I have a DMP XR-500 running on my demonstration board that experienced a CMOS battery failure while I was away at college. I was able to recover the system programming, and everything is back to normal operation except for three open collector outputs (#3-5) driving an 861 relay card for the panel which are stuck in the active state. The fourth open collector output, #6, is operating properly.
There are no alarms or troubles in the system, so I know that the outputs are not operating for a legitimate cause. I have removed them from all locations where they are specified to activate in the programming and disabled the output group, yet they continue to activate.
I am able to manually deactivate the outputs from the system menu, so I know this is not a hardware issue, but they immediately reactivate once the menu is closed.
Any ideas on this issue?
I’m not a DMP guy but it sounds like even though you were able to retrieve the program, it may have been corrupted.
I figured that the output configurations may have been bad, even though looking through the programmer settings they seemed correct, so I completely initialized (cleared) all of the current output settings from the panel and re-programmed them. This still did nothing to solve the issue.
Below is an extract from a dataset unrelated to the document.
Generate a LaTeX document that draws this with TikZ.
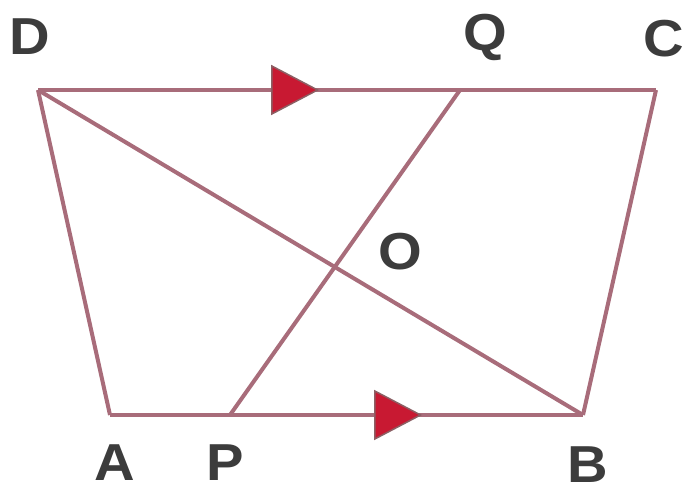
\documentclass[tikz,border=0pt]{standalone}
\usepackage{fontspec}
\setsansfont{Liberation Sans}
\usetikzlibrary{arrows.meta,decorations.markings}
\definecolor{edgecol}{RGB}{168,108,122}
\definecolor{tipfill}{RGB}{200,25,50}
\definecolor{tipline}{RGB}{140,95,100}
\definecolor{labcol}{RGB}{60,60,60}
\tikzset{
  edge/.style={draw=edgecol,line width=4pt,line join=miter},
  lab/.style={font=\sffamily\bfseries\fontsize{52}{52}\selectfont,text=labcol,inner sep=0pt,xscale=1.08},
  bigtip/.style={decoration={markings,mark=at position #1 with {\arrow{Triangle[length=48pt,width=50pt,line width=1.5pt,fill=tipfill,color=tipline]}}},postaction={decorate}}
}
\begin{document}
\begin{tikzpicture}[x=1pt,y=-1pt]
\useasboundingbox (0,0) rectangle (691,497);
\coordinate (D) at (38,90);
\coordinate (C) at (656,90);
\coordinate (A) at (110,415);
\coordinate (B) at (583,415);
\coordinate (P) at (230,415);
\coordinate (Q) at (460,90);
\coordinate (O) at (333,266);
\draw[edge] (D) -- (A);
\draw[edge] (C) -- (B);
\draw[edge] (D) -- (B);
\draw[edge] (P) -- (Q);
\draw[edge,bigtip=0.455] (D) -- (C);
\draw[edge,bigtip=0.66] (A) -- (B);
\node[lab] (lD) at (30,37) {D};
\node[lab] (lQ) at (485,37) {Q};
\node[lab] (lC) at (664,39) {C};
\node[lab] (lO) at (400,252) {O};
\node[lab] (lA) at (115,463) {A};
\node[lab] (lP) at (225,463) {P};
\node[lab] (lB) at (588,465) {B};
\end{tikzpicture}
\end{document}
I have not the slightest clue about DMP, but I may have some helpful general advice. Have you tried a power-cycle? What about performing actions that would trigger the outputs to activate and disarming/resetting those actions? As a person with some experience in computer programming, the configuration may save variables that aren’t able to be changed by the user, but are saved and read anyway. Like it was previously suggested, the configuration may be corrupted. Where the corruption may be, we don’t know, but I wouldn’t doubt that the configuration data has multiple variables for outputs. For example, let’s say there’s a “default state” variable that is set when the configuration is entered, depending on the output programming. Well, let’s say that before the problem started, they were all set to “open”. If these variables were corrupted and are now set to “closed”, then the configuration would still appear correct to the user (and technically it would be), but because these default states were set when the configuration was originally set, they aren’t touched unless the configuration changes. When you set the output configuration, did you default it, exit out, then set it back again? I’m not sure that it may do anything if you didn’t exit out. If all else fails, factory reset.
I power cycled the system several times while working towards restoring it, in addition to several manual CPU resets from the onboard jumper.
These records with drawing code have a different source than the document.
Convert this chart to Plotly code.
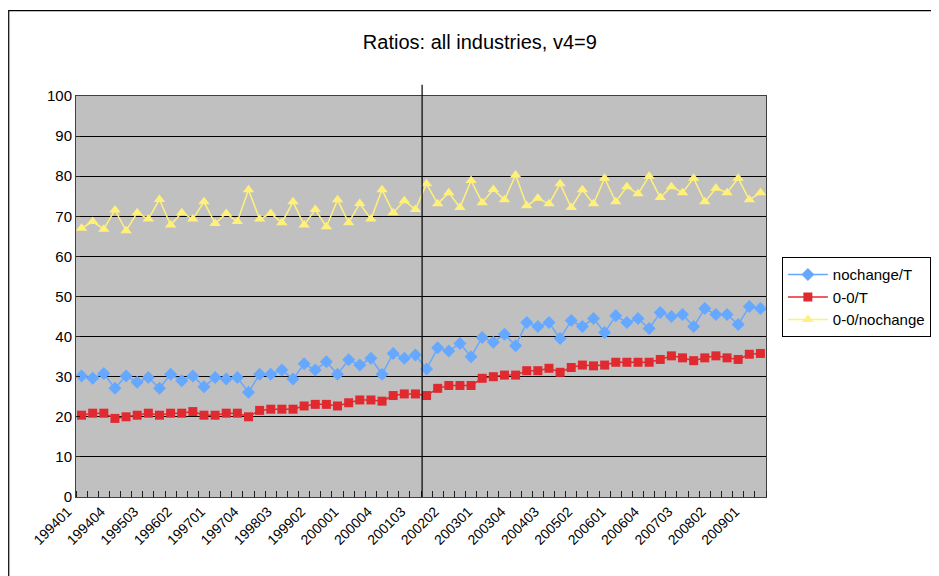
import plotly.graph_objects as go

quarters = [
    "199401", "199402", "199403", "199404", "199501", "199502", "199503", "199504",
    "199601", "199602", "199603", "199604", "199701", "199702", "199703", "199704",
    "199801", "199802", "199803", "199804", "199901", "199902", "199903", "199904",
    "200001", "200002", "200003", "200004", "200101", "200102", "200103", "200104",
    "200201", "200202", "200203", "200204", "200301", "200302", "200303", "200304",
    "200401", "200402", "200403", "200404", "200501", "200502", "200503", "200504",
    "200601", "200602", "200603", "200604", "200701", "200702", "200703", "200704",
    "200801", "200802", "200803", "200804", "200901", "200902",
]

nochange_T = [
    30.2, 29.6, 30.8, 27.1, 30.2, 28.6, 29.8, 27.1, 30.6, 29.0,
    30.2, 27.5, 29.8, 29.4, 29.8, 26.1, 30.6, 30.6, 31.7, 29.4,
    33.2, 31.7, 33.7, 30.6, 34.2, 32.9, 34.6, 30.6, 35.8, 34.6,
    35.4, 31.9, 37.2, 36.4, 38.3, 35.0, 39.8, 38.6, 40.6, 37.7,
    43.5, 42.5, 43.5, 39.5, 44.0, 42.5, 44.5, 41.0, 45.2, 43.5,
    44.5, 42.0, 46.0, 45.0, 45.5, 42.5, 47.0, 45.5, 45.5, 43.0,
    47.5, 47.0,
]

zero_zero_T = [
    20.4, 20.9, 20.9, 19.6, 20.0, 20.4, 20.9, 20.4, 20.9, 20.9,
    21.3, 20.4, 20.4, 20.9, 20.9, 20.0, 21.6, 21.9, 21.9, 21.9,
    22.7, 23.1, 23.1, 22.7, 23.5, 24.2, 24.2, 23.9, 25.3, 25.7,
    25.7, 25.3, 27.1, 27.8, 27.8, 27.8, 29.6, 30.0, 30.4, 30.4,
    31.5, 31.5, 32.1, 31.1, 32.3, 32.9, 32.7, 32.9, 33.6, 33.6,
    33.6, 33.6, 34.3, 35.2, 34.7, 34.0, 34.7, 35.2, 34.7, 34.3,
    35.6, 35.8,
]

zero_zero_nochange = [
    67.0, 68.7, 66.8, 71.6, 66.4, 70.9, 69.3, 74.2, 67.8, 70.9,
    69.3, 73.6, 68.2, 70.7, 68.7, 76.6, 69.3, 70.7, 68.4, 73.6,
    67.8, 71.7, 67.4, 74.1, 68.4, 73.2, 69.3, 76.6, 70.9, 73.9,
    71.7, 78.1, 73.1, 75.9, 72.2, 78.9, 73.4, 76.7, 74.1, 80.3,
    72.6, 74.5, 73.1, 78.1, 72.2, 76.6, 73.1, 79.5, 73.6, 77.4,
    75.6, 80.0, 74.7, 77.4, 75.9, 79.5, 73.6, 77.0, 75.9, 79.5,
    74.1, 75.9,
]

series_names = ["nochange/T", "0-0/T", "0-0/nochange"]
series_colors = ["#66A8FF", "#E02A30", "#FFF07A"]
series_symbols = ["diamond", "square", "triangle-up"]
break_after = "200103"

label_step = 3
x_idx = list(range(len(quarters)))
tick_idx = x_idx[::label_step]
tick_txt = quarters[::label_step]

fig = go.Figure()
for name, vals, col, sym in zip(series_names,
                                [nochange_T, zero_zero_T, zero_zero_nochange],
                                series_colors, series_symbols):
    fig.add_trace(go.Scatter(
        x=x_idx, y=vals, name=name, mode="lines+markers",
        line=dict(color=col, width=1.5),
        marker=dict(symbol=sym, size=10 if sym != "square" else 9, color=col,
                    line=dict(width=0)),
    ))

font_family = "Liberation Sans, Arial, sans-serif"

# vertical separator line between periods
bx = quarters.index(break_after) + 0.6
fig.add_shape(type="line", xref="x", yref="paper", x0=bx, x1=bx, y0=0, y1=1.028,
              line=dict(color="black", width=1.2))

# chart-area border
fig.add_shape(type="rect", xref="paper", yref="paper", x0=-0.0975, x1=1.4,
              y0=-0.3, y1=1.213, line=dict(color="black", width=1.2),
              fillcolor="rgba(0,0,0,0)", layer="below")

fig.update_layout(
    width=939, height=576,
    margin=dict(l=68, r=181, t=88, b=87),
    paper_bgcolor="white",
    plot_bgcolor="#C0C0C0",
    font=dict(family=font_family, size=14, color="black"),
    title=dict(text="Ratios: all industries, v4=9", x=0.5025, xanchor="center",
               y=0.941, yanchor="middle", font=dict(size=20)),
    showlegend=True,
    legend=dict(x=1.023, xanchor="left", y=0.598, yanchor="top",
                bordercolor="black", borderwidth=1, bgcolor="white",
                font=dict(size=15), itemwidth=40, tracegroupgap=0),
    xaxis=dict(
        range=[-0.5, len(quarters) - 0.5],
        tickmode="array", tickvals=tick_idx, ticktext=tick_txt,
        tickangle=-45, ticks="", showgrid=False, zeroline=False,
        showline=True, linecolor="#404040", linewidth=1, mirror=True,
        tickfont=dict(size=14), ticklabelshift=-14,
        minor=dict(tick0=-0.5, dtick=1, ticks="inside", ticklen=6,
                   tickcolor="#202020", showgrid=False),
    ),
    yaxis=dict(
        range=[0, 100], dtick=10, tick0=0,
        showgrid=True, gridcolor="black", gridwidth=1,
        zeroline=False, showline=True, linecolor="#404040", linewidth=1,
        mirror=True, ticks="inside", ticklen=4, tickcolor="#202020",
        tickfont=dict(size=15),
    ),
)

fig.write_html("out.html")
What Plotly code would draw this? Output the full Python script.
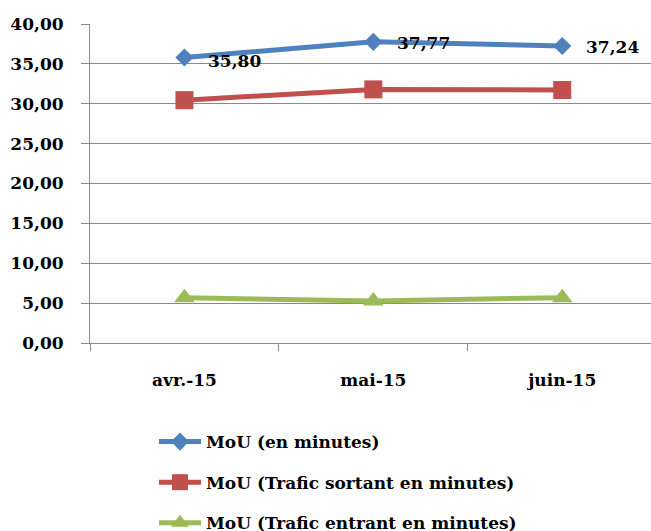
import plotly.graph_objects as go

categories = ["avr.-15", "mai-15", "juin-15"]
mou_total = [35.80, 37.77, 37.24]
mou_sortant = [30.45, 31.80, 31.72]
mou_entrant = [5.67, 5.28, 5.68]
series_names = ["MoU (en minutes)", "MoU (Trafic sortant en minutes)", "MoU (Trafic entrant en minutes)"]
y_ticks = [0, 5, 10, 15, 20, 25, 30, 35, 40]

FONT = dict(family="DejaVu Serif", size=17, color="black", weight="bold")
GRID = "#8a8a8a"

W, H = 651, 531

fig = go.Figure()
specs = [
    (mou_total, "#4F81BD", "diamond", 14),
    (mou_sortant, "#C0504D", "square", 18),
    (mou_entrant, "#9BBB59", "triangle-up", 18),
]
for i, (vals, col, sym, sz) in enumerate(specs):
    fig.add_trace(go.Scatter(
        x=categories, y=vals, mode="lines+markers", name=series_names[i],
        legendgroup=f"g{i}",
        line=dict(color=col, width=5),
        marker=dict(symbol=sym, size=sz, color=col),
        hoverinfo="skip",
    ))

label_yshift = [-3, -1, -1]
for j, (c, v) in enumerate(zip(categories, mou_total)):
    fig.add_annotation(
        x=c, y=v, xref="x", yref="y", text=f"{v:.2f}".replace(".", ","),
        showarrow=False, xanchor="left", yanchor="middle",
        xshift=22, yshift=label_yshift[j], font=FONT,
    )

fig.update_layout(
    width=W, height=H,
    margin=dict(l=90, r=0, t=24, b=188, autoexpand=False),
    paper_bgcolor="white", plot_bgcolor="white",
    separators=", ",
    font=FONT,
    showlegend=True,
    legend=dict(
        xref="container", yref="container",
        x=154 / W, y=1 - 424 / H, xanchor="left", yanchor="top",
        orientation="v", font=FONT, itemwidth=42, tracegroupgap=15.5,
        traceorder="grouped", bgcolor="rgba(0,0,0,0)",
    ),
    xaxis=dict(
        type="category", range=[-0.5, 2.47], tickson="boundaries",
        ticks="outside", ticklen=7, tickcolor=GRID, tickwidth=1,
        showline=True, linecolor=GRID, linewidth=1, showgrid=False,
        tickfont=FONT, ticklabelstandoff=22, zeroline=False, fixedrange=True,
        tickangle=0,
    ),
    yaxis=dict(
        range=[0, 40], tickvals=y_ticks, tickformat=".2f",
        ticks="outside", ticklen=8, tickcolor=GRID, tickwidth=1,
        showline=True, linecolor=GRID, linewidth=1,
        showgrid=True, gridcolor=GRID, gridwidth=1, zeroline=False,
        tickfont=FONT, ticklabelstandoff=14,
    ),
)

fig.write_html(
    "out.html",
    config={"displayModeBar": False},
    post_script="document.body.style.margin='0';document.body.style.overflow='hidden';",
)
Initializing the output settings should have wiped all of the configuration and variables associated with the outputs. I am able to manually cycle the output conditions, and was hopeful that may “knock” some things into place, but to no avail.
At the component level, it looks like the active device data and zone/output states are stored in a dynamic RAM chip-set, while the programming information itself is in a non-volatile Flash or EEPROM chip, so it was not entirely lost. Running the programmer and re-saving the program was enough to return the system to normal operations with the new battery. When I initialized the output group, it was essentially defaulted and then reentered within the programming session.
I was able to find a solution for this after all.
It appears that the 3V CMOS battery actually provides pull-up power to these outputs to hold the tri-state buffer in the high impedance state. I was finally able to get a new CR2325 battery for the unit, and all of the outputs returned to normal operation with the new battery in place.